### Supplied material
==================================================

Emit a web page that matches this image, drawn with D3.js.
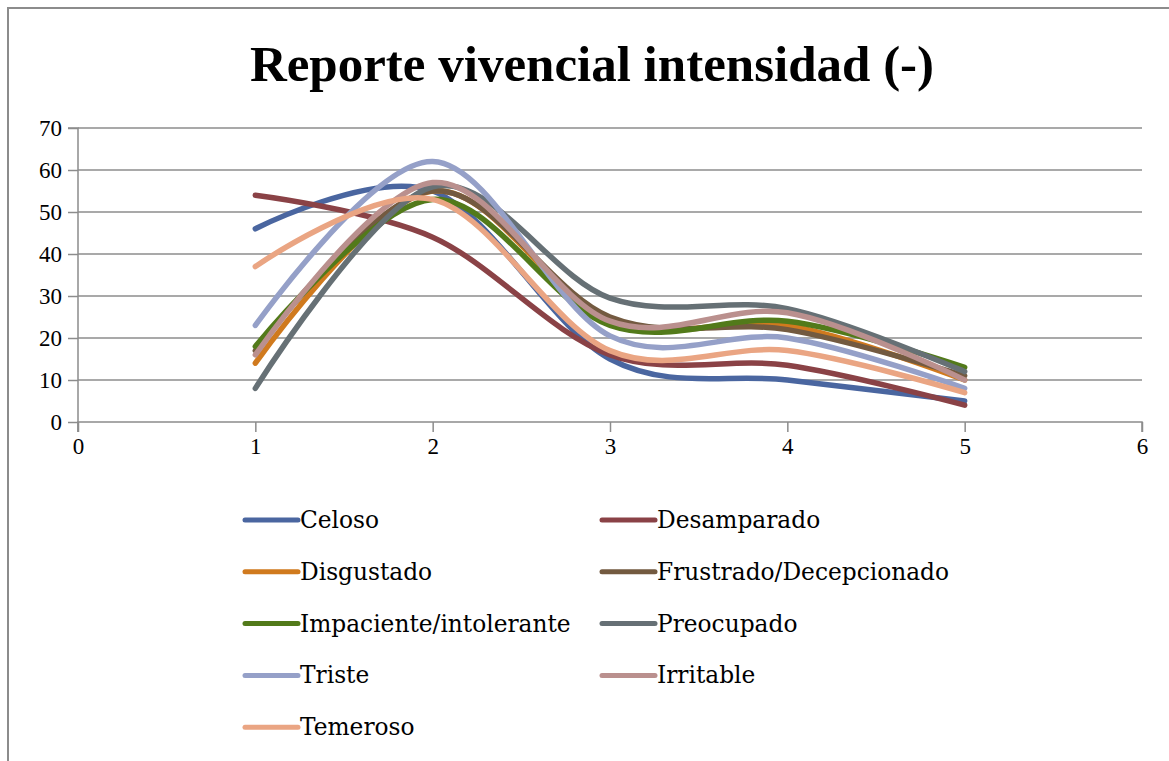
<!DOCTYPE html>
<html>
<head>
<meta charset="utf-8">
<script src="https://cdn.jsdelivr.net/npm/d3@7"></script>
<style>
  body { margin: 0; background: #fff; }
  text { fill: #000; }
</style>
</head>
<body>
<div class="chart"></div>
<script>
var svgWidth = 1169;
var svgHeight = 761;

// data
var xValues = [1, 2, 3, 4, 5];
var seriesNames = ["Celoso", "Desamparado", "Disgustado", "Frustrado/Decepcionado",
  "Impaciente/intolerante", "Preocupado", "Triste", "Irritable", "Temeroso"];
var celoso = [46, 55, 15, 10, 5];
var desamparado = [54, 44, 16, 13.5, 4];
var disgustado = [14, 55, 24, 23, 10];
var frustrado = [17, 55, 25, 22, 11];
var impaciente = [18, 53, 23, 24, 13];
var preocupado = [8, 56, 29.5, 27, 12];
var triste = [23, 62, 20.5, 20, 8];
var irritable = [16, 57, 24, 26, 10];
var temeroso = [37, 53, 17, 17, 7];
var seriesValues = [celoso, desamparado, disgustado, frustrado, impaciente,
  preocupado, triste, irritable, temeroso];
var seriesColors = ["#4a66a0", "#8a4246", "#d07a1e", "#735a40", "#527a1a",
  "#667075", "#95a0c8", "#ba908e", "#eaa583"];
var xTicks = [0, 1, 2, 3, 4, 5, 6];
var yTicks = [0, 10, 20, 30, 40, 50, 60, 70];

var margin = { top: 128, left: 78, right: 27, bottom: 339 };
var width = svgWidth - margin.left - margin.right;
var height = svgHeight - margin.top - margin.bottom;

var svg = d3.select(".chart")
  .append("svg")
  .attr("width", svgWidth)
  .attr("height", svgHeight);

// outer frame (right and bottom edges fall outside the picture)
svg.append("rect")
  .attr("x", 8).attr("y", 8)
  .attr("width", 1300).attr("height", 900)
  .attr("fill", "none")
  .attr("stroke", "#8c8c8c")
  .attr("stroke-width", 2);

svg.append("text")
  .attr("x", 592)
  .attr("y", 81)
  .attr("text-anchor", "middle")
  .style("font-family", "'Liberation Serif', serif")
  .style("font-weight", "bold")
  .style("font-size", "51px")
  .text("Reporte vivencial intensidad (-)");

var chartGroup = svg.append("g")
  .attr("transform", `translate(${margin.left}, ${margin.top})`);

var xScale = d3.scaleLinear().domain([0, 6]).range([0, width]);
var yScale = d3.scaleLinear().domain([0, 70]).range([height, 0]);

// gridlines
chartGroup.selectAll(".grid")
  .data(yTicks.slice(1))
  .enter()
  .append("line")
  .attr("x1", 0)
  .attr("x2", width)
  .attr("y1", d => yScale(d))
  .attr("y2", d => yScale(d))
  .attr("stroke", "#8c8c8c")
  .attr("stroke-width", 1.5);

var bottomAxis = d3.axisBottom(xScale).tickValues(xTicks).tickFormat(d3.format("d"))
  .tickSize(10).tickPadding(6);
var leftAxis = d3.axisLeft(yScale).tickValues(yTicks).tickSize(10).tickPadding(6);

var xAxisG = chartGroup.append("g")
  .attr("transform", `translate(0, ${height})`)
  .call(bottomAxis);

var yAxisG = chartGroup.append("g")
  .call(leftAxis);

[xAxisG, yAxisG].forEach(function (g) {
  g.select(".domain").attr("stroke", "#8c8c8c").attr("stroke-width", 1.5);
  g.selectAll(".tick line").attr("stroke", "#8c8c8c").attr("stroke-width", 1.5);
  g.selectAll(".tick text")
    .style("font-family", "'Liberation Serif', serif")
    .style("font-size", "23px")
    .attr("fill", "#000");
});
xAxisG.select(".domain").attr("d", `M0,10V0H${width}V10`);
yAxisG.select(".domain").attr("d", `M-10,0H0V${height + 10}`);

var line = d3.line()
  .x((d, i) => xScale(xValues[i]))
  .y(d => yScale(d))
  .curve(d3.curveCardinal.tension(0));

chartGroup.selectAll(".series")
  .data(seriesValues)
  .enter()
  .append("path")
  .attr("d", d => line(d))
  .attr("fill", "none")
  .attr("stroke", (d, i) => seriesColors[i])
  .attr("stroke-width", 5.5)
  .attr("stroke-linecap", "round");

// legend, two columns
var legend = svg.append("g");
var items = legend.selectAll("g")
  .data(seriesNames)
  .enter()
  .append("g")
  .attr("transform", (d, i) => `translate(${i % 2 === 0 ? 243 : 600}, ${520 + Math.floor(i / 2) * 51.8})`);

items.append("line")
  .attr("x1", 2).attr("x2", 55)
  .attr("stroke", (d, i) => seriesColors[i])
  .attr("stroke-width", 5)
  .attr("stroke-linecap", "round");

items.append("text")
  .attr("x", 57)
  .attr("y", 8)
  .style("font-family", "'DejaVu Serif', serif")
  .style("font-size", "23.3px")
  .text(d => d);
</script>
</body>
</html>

==================================================

### Objective
Repeat the lines above, starting at the first and stopping after the line that holds "var svgHeight = 761;", with the pictures left out.

### Worked answer
Emit a web page that matches this image, drawn with D3.js.
<!DOCTYPE html>
<html>
<head>
<meta charset="utf-8">
<script src="https://cdn.jsdelivr.net/npm/d3@7"></script>
<style>
  body { margin: 0; background: #fff; }
  text { fill: #000; }
</style>
</head>
<body>
<div class="chart"></div>
<script>
var svgWidth = 1169;
var svgHeight = 761;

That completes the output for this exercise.